== Your task ==
Retype each line exactly. Skip images.
>>>>>
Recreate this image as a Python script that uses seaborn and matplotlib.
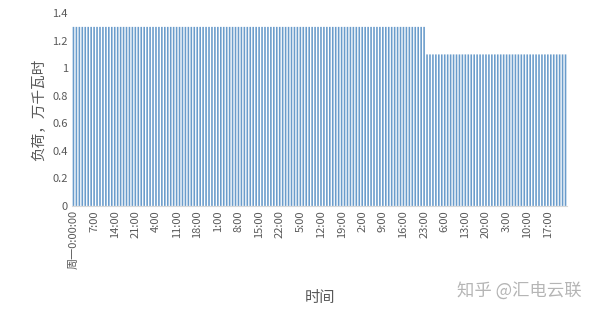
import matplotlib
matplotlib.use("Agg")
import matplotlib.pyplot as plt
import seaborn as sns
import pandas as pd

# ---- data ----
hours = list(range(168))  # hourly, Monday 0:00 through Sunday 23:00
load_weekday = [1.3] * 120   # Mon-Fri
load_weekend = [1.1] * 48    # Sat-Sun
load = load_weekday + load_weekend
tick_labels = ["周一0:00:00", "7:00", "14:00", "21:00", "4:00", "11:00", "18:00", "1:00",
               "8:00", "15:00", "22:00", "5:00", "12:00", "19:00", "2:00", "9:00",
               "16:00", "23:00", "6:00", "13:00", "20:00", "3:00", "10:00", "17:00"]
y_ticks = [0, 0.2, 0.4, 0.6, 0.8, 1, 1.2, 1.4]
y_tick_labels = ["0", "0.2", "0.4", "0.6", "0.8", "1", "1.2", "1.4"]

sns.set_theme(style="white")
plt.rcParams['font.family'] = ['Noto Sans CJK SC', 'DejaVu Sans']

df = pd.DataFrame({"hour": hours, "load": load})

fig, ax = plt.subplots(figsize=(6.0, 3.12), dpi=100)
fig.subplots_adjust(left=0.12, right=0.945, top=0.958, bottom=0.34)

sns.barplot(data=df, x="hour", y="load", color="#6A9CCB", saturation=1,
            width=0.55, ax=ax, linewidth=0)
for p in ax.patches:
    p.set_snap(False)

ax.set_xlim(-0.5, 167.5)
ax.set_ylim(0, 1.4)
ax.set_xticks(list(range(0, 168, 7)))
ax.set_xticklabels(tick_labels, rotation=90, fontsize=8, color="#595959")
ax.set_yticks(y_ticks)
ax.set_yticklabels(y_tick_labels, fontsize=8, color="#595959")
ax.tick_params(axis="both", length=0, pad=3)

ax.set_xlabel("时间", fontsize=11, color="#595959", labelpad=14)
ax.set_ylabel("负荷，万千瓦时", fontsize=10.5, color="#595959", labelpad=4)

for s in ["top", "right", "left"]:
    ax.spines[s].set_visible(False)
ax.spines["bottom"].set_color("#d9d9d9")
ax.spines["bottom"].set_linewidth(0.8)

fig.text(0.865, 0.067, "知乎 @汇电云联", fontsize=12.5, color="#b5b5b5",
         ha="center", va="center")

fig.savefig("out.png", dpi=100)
<<<<<
== Exercise output ==
Recreate this image as a Python script that uses seaborn and matplotlib.
import matplotlib
matplotlib.use("Agg")
import matplotlib.pyplot as plt
import seaborn as sns
import pandas as pd

# ---- data ----
hours = list(range(168))  # hourly, Monday 0:00 through Sunday 23:00
load_weekday = [1.3] * 120   # Mon-Fri
load_weekend = [1.1] * 48    # Sat-Sun
load = load_weekday + load_weekend
tick_labels = ["周一0:00:00", "7:00", "14:00", "21:00", "4:00", "11:00", "18:00", "1:00",
               "8:00", "15:00", "22:00", "5:00", "12:00", "19:00", "2:00", "9:00",
               "16:00", "23:00", "6:00", "13:00", "20:00", "3:00", "10:00", "17:00"]
y_ticks = [0, 0.2, 0.4, 0.6, 0.8, 1, 1.2, 1.4]
y_tick_labels = ["0", "0.2", "0.4", "0.6", "0.8", "1", "1.2", "1.4"]

sns.set_theme(style="white")
plt.rcParams['font.family'] = ['Noto Sans CJK SC', 'DejaVu Sans']

df = pd.DataFrame({"hour": hours, "load": load})

fig, ax = plt.subplots(figsize=(6.0, 3.12), dpi=100)
fig.subplots_adjust(left=0.12, right=0.945, top=0.958, bottom=0.34)

sns.barplot(data=df, x="hour", y="load", color="#6A9CCB", saturation=1,
            width=0.55, ax=ax, linewidth=0)
for p in ax.patches:
    p.set_snap(False)

ax.set_xlim(-0.5, 167.5)
ax.set_ylim(0, 1.4)
ax.set_xticks(list(range(0, 168, 7)))
ax.set_xticklabels(tick_labels, rotation=90, fontsize=8, color="#595959")
ax.set_yticks(y_ticks)
ax.set_yticklabels(y_tick_labels, fontsize=8, color="#595959")
ax.tick_params(axis="both", length=0, pad=3)

ax.set_xlabel("时间", fontsize=11, color="#595959", labelpad=14)
ax.set_ylabel("负荷，万千瓦时", fontsize=10.5, color="#595959", labelpad=4)

for s in ["top", "right", "left"]:
    ax.spines[s].set_visible(False)
ax.spines["bottom"].set_color("#d9d9d9")
ax.spines["bottom"].set_linewidth(0.8)

fig.text(0.865, 0.067, "知乎 @汇电云联", fontsize=12.5, color="#b5b5b5",
         ha="center", va="center")

fig.savefig("out.png", dpi=100)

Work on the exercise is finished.